Understanding that even accomplished professors experienced numerous setbacks is comforting for PhD students. And for any other academic for that matter. It helps to normalize failure in academia.
As a PhD student, be open about your failures. Talking about them with your peers. Share how they make you feel. Share how you struggle. Being open yourself often means that others are more open with you too.
Knowing that you are not alone in this and that everyone fails once in a while, helps enormously. And similarly to celebrating your courage, celebrating your colleagues’ milestones. Praise ‘trying’ over ‘succeeding’.
#4. Give yourself time to grieve
So far so good. In theory. But if something unexpectedly goes wrong, or something does not work out as you hoped for, it still sucks. And it is okay to suck. Give yourself some proper time to experience frustration, sadness, anger or grief.
Chances are high that you heard about the five stages of grief: denial, anger, bargaining, depression, and acceptance. When it comes to academic failures, the hope is of course not to get stuck in one of these stages and move to acceptance as fast as possible.

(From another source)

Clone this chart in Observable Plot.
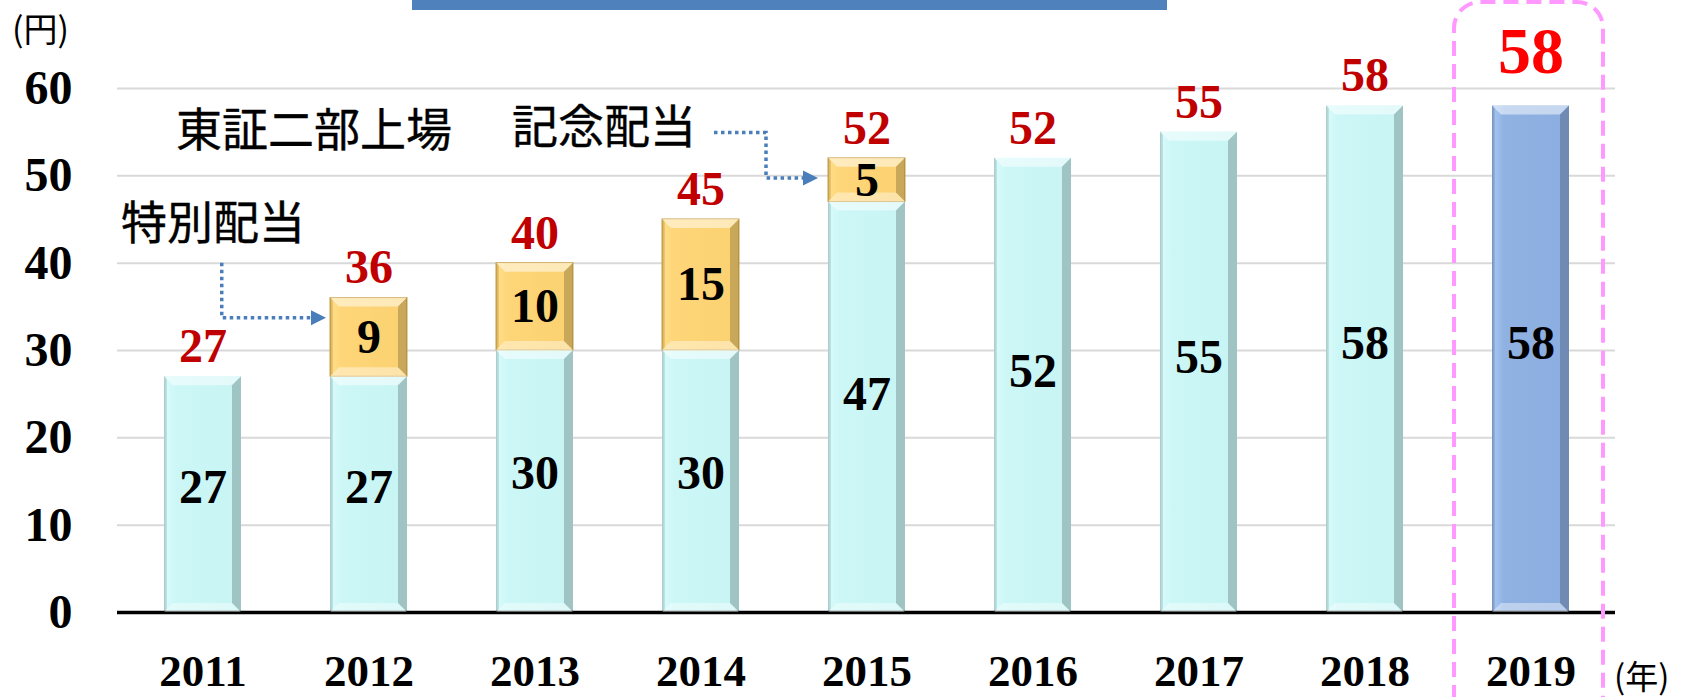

At the same time, there is some truth to it. Just because you consciously know that failures are part of academic life, are normal and will ultimately help you to grow as an academic, you still need to take the proper time to allow for emotional processing.
#5. Find a good academic mentor
A good mentor is a person with whom you can have a good working relationship, but also be open about your feelings, concerns and worries. A mentor should be a person who not only coaches you in terms of research but in navigating academia as a whole.
Ideally, your PhD supervisor is your academic mentor. However, quite some PhD students don’t necessarily get along too well with their supervisor/s. If that is the case, try to find an academic mentor elsewhere. It can be someone more senior from your department, or a different university altogether.
If you experience failure, you should talk to your academic mentor. Explain how you feel. How crushed you are. If you respect the opinion of your mentor, you will also believe their honest assessment of the quality of your work.
After experiencing failure, such as a rejected manuscript, listening to your mentor can help enormously. And it can reinstate your confidence. Being way past my PhD times, I still call my mentor every time I get rejected. And I always feel better after talking about it.